17年度国内パン市場規模は1.4%増の1兆5582億円

 矢野経済研究所がこのほど発表した「国内のパン市場に関する調査」結果によると、2017年度の国内パン市場規模(メーカー出荷金額ベース)は、前年度比1.4%増の1兆5582億円となった。2016年度の伸長率は同1.8%増で、ここ数年プラス成長が続いている。2016年度以降、高級食パンや大手ホールセールメーカーブランド食パンの商品リニューアル等、市場を牽引する商材の存在感が増したことがパン市場を後押しした。

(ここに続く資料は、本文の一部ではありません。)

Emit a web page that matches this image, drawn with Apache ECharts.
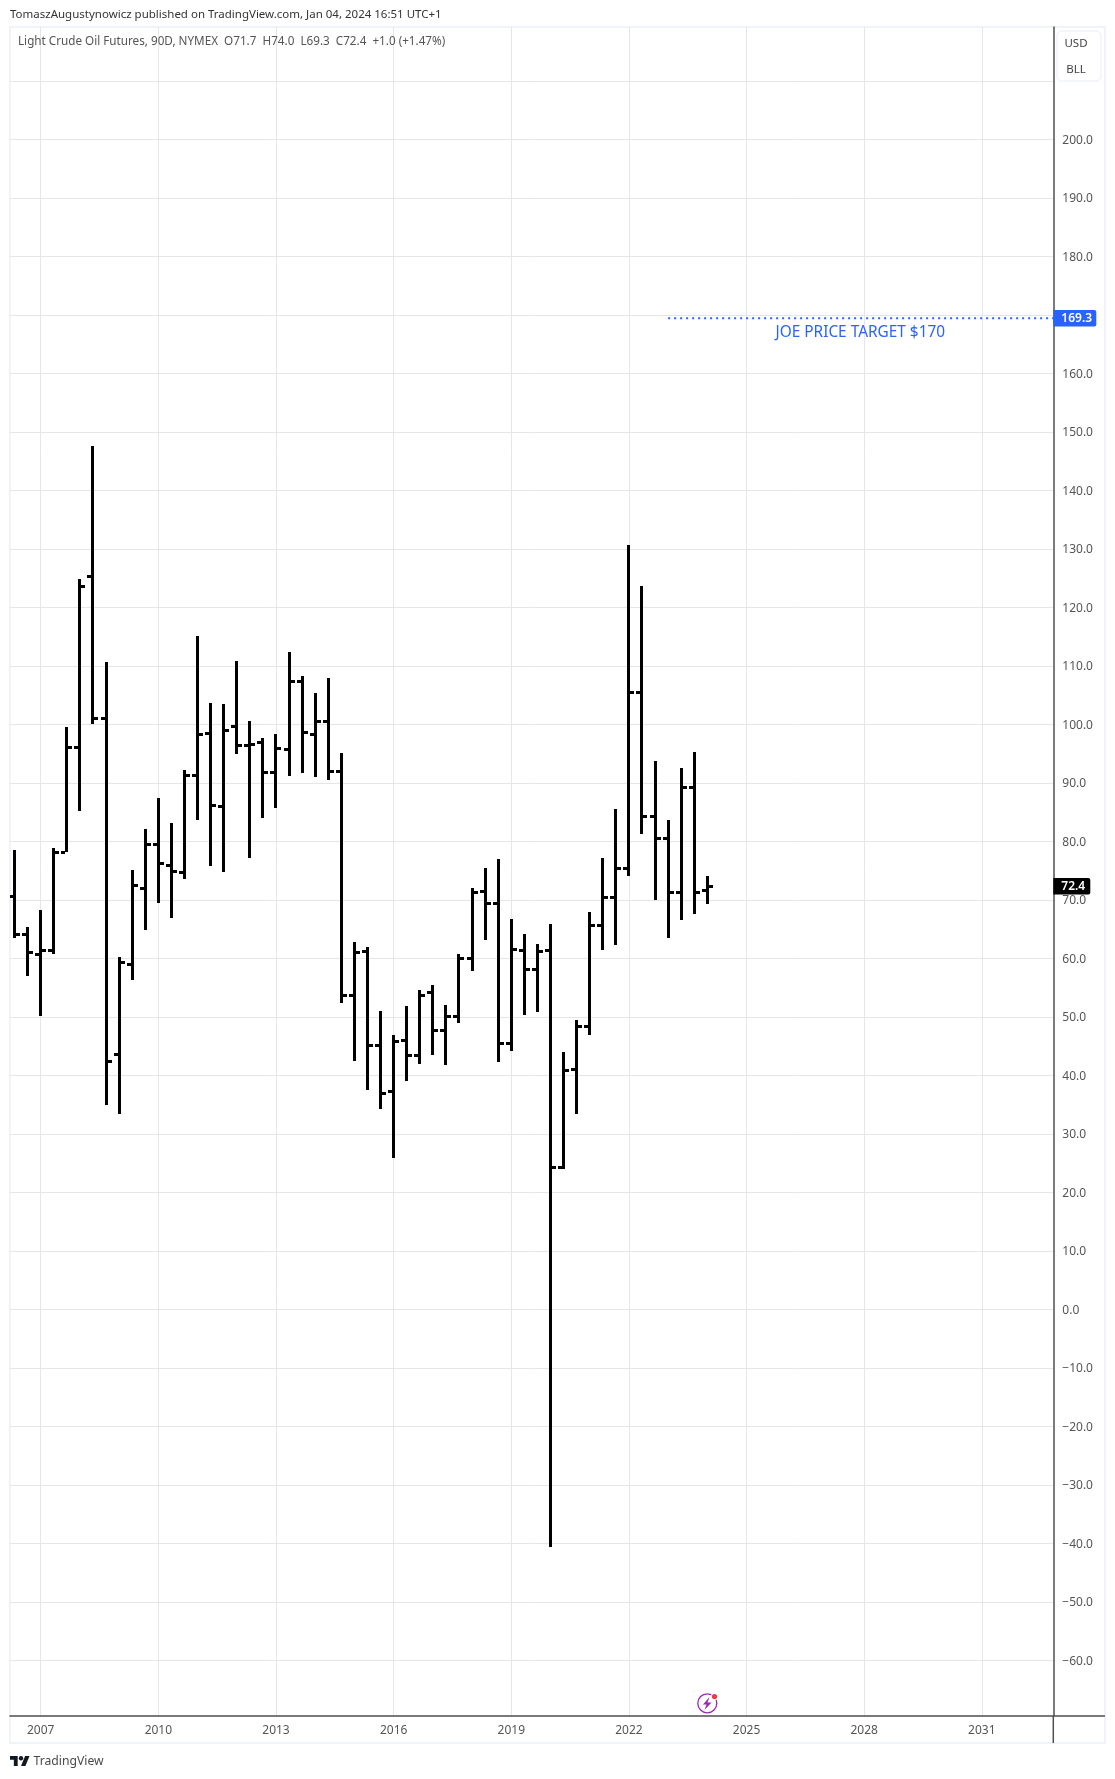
<!DOCTYPE html>
<html><head><meta charset="utf-8">
<style>html,body{margin:0;padding:0;background:#fff}#c{width:1115px;height:1779px}</style>
<script src="https://cdn.jsdelivr.net/npm/echarts@6/dist/echarts.min.js"></script>
</head><body><div id="c"></div>
<script>
const opens  = [70.6,64.2,60.8,61.5,78.2,96.1,125.3,101.0,43.6,59.1,72.1,79.5,76.0,74.7,91.3,98.6,86.0,99.7,96.5,97.0,91.8,95.7,107.4,98.4,100.5,92.0,53.7,61.2,45.1,37.4,46.0,43.5,54.2,47.7,50.2,60.1,71.5,69.4,45.6,61.5,58.1,61.5,24.3,41.0,48.4,65.7,70.5,75.5,105.6,84.3,80.5,71.3,89.3,71.7];
const highs  = [78.5,65.4,68.3,78.9,99.5,124.9,147.6,110.7,60.2,75.1,82.1,87.4,83.1,92.2,115.1,103.6,103.4,110.8,100.5,97.6,98.3,112.4,108.2,105.3,107.9,95.1,62.8,61.9,51.0,46.9,51.8,54.5,55.4,52.1,60.7,72.0,75.4,76.9,66.7,64.1,62.4,65.9,43.9,49.5,68.0,77.2,85.5,130.7,123.7,93.8,83.7,92.5,95.3,74.0];
const lows   = [63.4,56.9,50.2,60.7,78.1,85.2,100.0,35.0,33.4,56.3,64.9,69.4,66.9,73.5,83.7,75.7,74.8,95.0,77.2,83.9,85.7,91.2,91.7,91.0,90.4,52.3,42.4,37.5,34.3,25.9,39.1,42.0,43.5,41.8,49.0,57.9,63.2,42.2,44.2,50.3,50.9,-40.6,24.0,33.4,46.9,61.5,62.3,74.1,81.2,70.0,63.5,66.6,67.6,69.3];
const closes = [64.2,61.1,61.5,78.2,96.2,123.6,101.0,42.5,59.3,72.5,79.5,76.3,75.0,91.4,98.4,86.2,99.1,96.5,96.6,91.8,96.0,107.4,98.7,100.5,92.0,53.7,61.1,45.2,36.9,45.9,43.5,53.8,47.7,50.2,60.1,71.3,69.4,45.6,61.6,58.1,61.2,24.4,40.9,48.4,65.7,70.5,75.4,105.6,84.3,80.5,71.3,89.3,71.3,72.4];
const tickBars  = [2,11,20,29,38,47,56,65,74];
const tickYears = ['2007','2010','2013','2016','2019','2022','2025','2028','2031'];
const priceTicks = [-60,-50,-40,-30,-20,-10,0,10,20,30,40,50,60,70,80,90,100,110,120,130,140,150,160,170,180,190,200,210];
const priceLabelTicks = [-60,-50,-40,-30,-20,-10,0,10,20,30,40,50,60,70,80,90,100,110,120,130,140,150,160,180,190,200];
const targetLevel = 169.4, targetLabel = '169.3', lastPrice = 72.4, lastLabel = '72.4', targetStartBar = 50;
const targetText = 'JOE PRICE TARGET $170';
const headerText = 'TomaszAugustynowicz published on TradingView.com, Jan 04, 2024 16:51 UTC+1';
const legendText = 'Light Crude Oil Futures, 90D, NYMEX  O71.7  H74.0  L69.3  C72.4  +1.0 (+1.47%)';

const ohlc = opens.map((o,i)=>[i,o,highs[i],lows[i],closes[i]]);
const FONT = 'Noto Sans';
const GRIDC = '#e6e6e9', AXC = '#4f4f52', TXT = '#555';

function renderBar(params, api){
  const i = api.value(0);
  const x = Math.floor(api.coord([i,0])[0]);
  const yo = Math.round(api.coord([i,api.value(1)])[1]);
  const yh = Math.round(api.coord([i,api.value(2)])[1]);
  const yl = Math.round(api.coord([i,api.value(3)])[1]);
  const yc = Math.round(api.coord([i,api.value(4)])[1]);
  const style = {fill:'#000'};
  return {type:'group',children:[
    {type:'rect',shape:{x:x-1,y:yh,width:3,height:yl-yh},style},
    {type:'rect',shape:{x:x-5,y:yo-1,width:4,height:3},style},
    {type:'rect',shape:{x:x+2,y:yc-1,width:4,height:3},style}
  ]};
}
function priceTag(color, w, text){
  return function(params, api){
    const p = api.coord([api.value(0),api.value(1)]);
    const right = params.coordSys.x + params.coordSys.width;
    return {type:'group',children:[
      {type:'rect',shape:{x:right,y:Math.round(p[1])-8,width:w,height:16.5,r:[0,2,2,0]},style:{fill:color}},
      {type:'text',style:{x:right+8,y:Math.round(p[1])+0.5,text:text,fill:'#fff',font:'600 12px "'+FONT+'"',align:'left',verticalAlign:'middle'}}
    ]};
  };
}
const chart = echarts.init(document.getElementById('c'),null,{renderer:'canvas'});
chart.setOption({
  animation:false,
  backgroundColor:'#fff',
  grid:{left:10,top:27,width:1043.3,height:1689,containLabel:false},
  xAxis:{type:'value',min:-0.3497,max:79.466,scale:true,
    axisLine:{show:true,onZero:false,lineStyle:{color:AXC,width:1.5}},
    axisTick:{show:false,customValues:tickBars},
    axisLabel:{customValues:tickBars,color:TXT,fontFamily:FONT,fontSize:12,margin:9,hideOverlap:false,showMinLabel:true,showMaxLabel:true,
      formatter:v=>tickYears[tickBars.indexOf(v)]||''},
    splitLine:{show:true,lineStyle:{color:GRIDC,width:1}}},
  yAxis:{type:'value',position:'right',min:-69.52,max:219.2,scale:true,
    axisLine:{show:true,onZero:false,lineStyle:{color:AXC,width:1.5}},
    axisTick:{show:false,customValues:priceTicks},
    axisLabel:{customValues:priceLabelTicks,color:TXT,fontFamily:FONT,fontSize:12,margin:9,align:'left',
      formatter:v=>'{a|'+(v<0?'\u2212':'')+Math.abs(v).toFixed(1)+'}',
      rich:{a:{color:TXT,fontFamily:FONT,fontSize:12,padding:[2,0,0,0]}}},
    splitLine:{show:true,lineStyle:{color:GRIDC,width:1}}},
  series:[
    {name:'Light Crude Oil Futures',type:'custom',renderItem:renderBar,data:ohlc,encode:{x:0,y:[1,2,3,4]},z:5,clip:true},
    {name:'Target',type:'line',data:[[targetStartBar,targetLevel],[79.466,targetLevel]],symbol:'none',z:4,silent:true,
      lineStyle:{color:'#2962ff',width:2,type:[2,4]}},
    {name:'TargetTag',type:'custom',renderItem:priceTag('#2962ff',43,targetLabel),data:[[79.466,targetLevel]],z:6,clip:false,silent:true},
    {name:'LastTag',type:'custom',renderItem:priceTag('#000',37,lastLabel),data:[[79.466,lastPrice]],z:6,clip:false,silent:true},
    {name:'TargetText',type:'custom',silent:true,clip:false,z:6,data:[[64.7,targetLevel]],
      renderItem:(p,api)=>{const c=api.coord([api.value(0),api.value(1)]);
        return {type:'text',style:{x:c[0],y:c[1]+14,text:targetText,fill:'#2962ff',font:'15.4px "'+FONT+'"',align:'center',verticalAlign:'middle'}};}}
  ],
  graphic:{elements:[
    {type:'rect',silent:true,z:0,shape:{x:10,y:27,width:1095,height:1716},style:{fill:'none',stroke:'#f0f3fa',lineWidth:2}},
    {type:'line',silent:true,z:10,shape:{x1:1053.3,y1:1716,x2:1053.3,y2:1743},style:{stroke:AXC,lineWidth:1.5}},
    {type:'line',silent:true,z:10,shape:{x1:1053,y1:1716,x2:1105,y2:1716},style:{stroke:AXC,lineWidth:1.5}},
    {type:'rect',silent:true,z:10,shape:{x:1057,y:31,width:44,height:50,r:5},style:{fill:'#fff',stroke:'#f0f3fa',lineWidth:1.5}},
    {type:'text',silent:true,z:11,style:{x:1076,y:44,text:'USD',fill:'#444',font:'11.5px "'+FONT+'"',align:'center',verticalAlign:'middle'}},
    {type:'text',silent:true,z:11,style:{x:1076,y:70,text:'BLL',fill:'#444',font:'11.5px "'+FONT+'"',align:'center',verticalAlign:'middle'}},
    {type:'text',silent:true,z:11,style:{x:10,y:15,text:headerText,fill:'#333',font:'11.5px "'+FONT+'"',verticalAlign:'middle'}},
    {type:'text',silent:true,z:11,style:{x:18,y:42,text:legendText,fill:'#555',font:'11.7px "'+FONT+'"',verticalAlign:'middle'}},
    {type:'circle',silent:true,z:11,shape:{cx:707.3,cy:1703.3,r:9.5},style:{fill:'none',stroke:'#9c27b0',lineWidth:1.3}},
    {type:'polygon',silent:true,z:11,shape:{points:[[709.5,1697],[703,1704.5],[706.5,1704.5],[704.5,1710],[711.5,1702.5],[707.5,1702.5]]},style:{fill:'#9c27b0'}},
    {type:'circle',silent:true,z:12,shape:{cx:714.5,cy:1696.5,r:3.6},style:{fill:'#fff'}},
    {type:'circle',silent:true,z:13,shape:{cx:714.5,cy:1696.5,r:2.6},style:{fill:'#f23645'}},
    {type:'group',silent:true,z:11,x:10,y:1753.8,scaleX:0.55,scaleY:0.55,children:[
      {type:'polygon',shape:{points:[[0,4],[14,4],[14,22],[7,22],[7,11],[0,11]]},style:{fill:'#131722'}},
      {type:'polygon',shape:{points:[[20,22],[28,22],[35.5,4],[27.5,4]]},style:{fill:'#131722'}},
      {type:'circle',shape:{cx:20,cy:8,r:4},style:{fill:'#131722'}}]},
    {type:'text',silent:true,z:11,style:{x:33.5,y:1762,text:'TradingView',fill:'#4a4a4a',font:'12.2px "'+FONT+'"',verticalAlign:'middle'}}
  ]}
});
</script></body></html>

 ここ数年、使用材料や食感、食味に徹底的に拘った「高級食パン」専門店が、東京や大阪、そして地方の中核都市に多数出店。「ふんわり」、「もちもち」、「生」、「健康に良い材料」、「キメ細かい」など、高級食パンの商品コンセプトは様々で、使用する材料も国産小麦100%やカナダ産小麦、蜂蜜など様々だ。新規開店から数年経っても毎朝オープン前から行列ができる店もあり、出店空白地域を目指して、現在も新規出店が続いている。

 高級食パンの商品価格は1斤480円、2斤800円、1本1000円などで、大手ホールセールメーカーブランドの一般的な食パン(超熟、本仕込、ロイヤルブレッドなど)が1斤150~200円で販売されるなか、その数倍の価格で販売されている。高級食パンは毎日食べられる価格帯でないこともあり、大手ホールセールメーカーブランドの食パンの市場を脅かす程の規模にはならないと思われる。

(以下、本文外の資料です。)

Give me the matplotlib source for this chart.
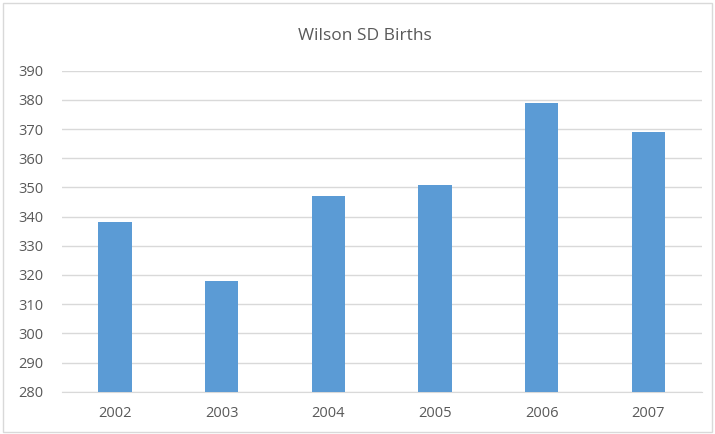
import matplotlib.pyplot as plt
from matplotlib.patches import Rectangle

# data
years = ['2002', '2003', '2004', '2005', '2006', '2007']
births = [338, 318, 347, 351, 379, 369]
y_ticks = list(range(280, 391, 10))

plt.rcParams['font.family'] = ['Open Sans', 'DejaVu Sans']

fig = plt.figure(figsize=(7.15, 4.34), dpi=100)
ax = fig.add_axes([0.0863, 0.0975, 0.895, 0.7396])

# light border around the whole chart, like the Excel chart area
fig.patches.append(Rectangle((0.004, 0.004), 0.992, 0.99, transform=fig.transFigure,
                             fill=False, edgecolor='#d9d9d9', linewidth=1))

ax.bar(range(len(years)), births, width=0.312, color='#5b9bd5', zorder=3)

ax.set_ylim(280, 390)
ax.set_yticks(y_ticks)
ax.set_xlim(-0.5, len(years) - 0.5)
ax.set_xticks(range(len(years)))
ax.set_xticklabels(years)
ax.grid(axis='y', color='#d9d9d9', linewidth=1, zorder=0)
for s in ['top', 'right', 'left']:
    ax.spines[s].set_visible(False)
ax.spines['bottom'].set_color('#d9d9d9')
ax.tick_params(axis='both', length=0, colors='#595959', labelsize=10.5)
ax.tick_params(axis='x', pad=10)
ax.tick_params(axis='y', pad=13)

fig.text(0.511, 0.918, 'Wilson SD Births', ha='center', va='center',
         fontsize=12.5, color='#595959')

fig.savefig('out.png', dpi=100)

 しかし、既にコアなファンを掴んでいることから、仮にここ数年でブームが去ったとしても、根強い「高級食パン」ファン層に支えられ、今後もパン市場の一翼を担うものと考えられる。ただし、「高級食パン」専門店が現在のような新規出店ペースを今後も続けることは難しいとみられる。少子高齢化が進み、生産人口の減少が予測される日本では、パン市場は長期的には縮小傾向が続くと予測する。

 一方、市場拡大要因としては、高品質で高単価なプレミアム商品や、爆発的な大ヒット商品の発売、フランスパンやバラエティブレッドに代表される食事系のパンによる夕食需要増加などが、挙げられる。こういった点を考慮し、数量の微増と単価の増加により、国内のパン市場は今後も微増推移すると見込む。2022年度の国内パン市場規模(メーカー出荷金額ベース)は1兆6245億円になると予測している。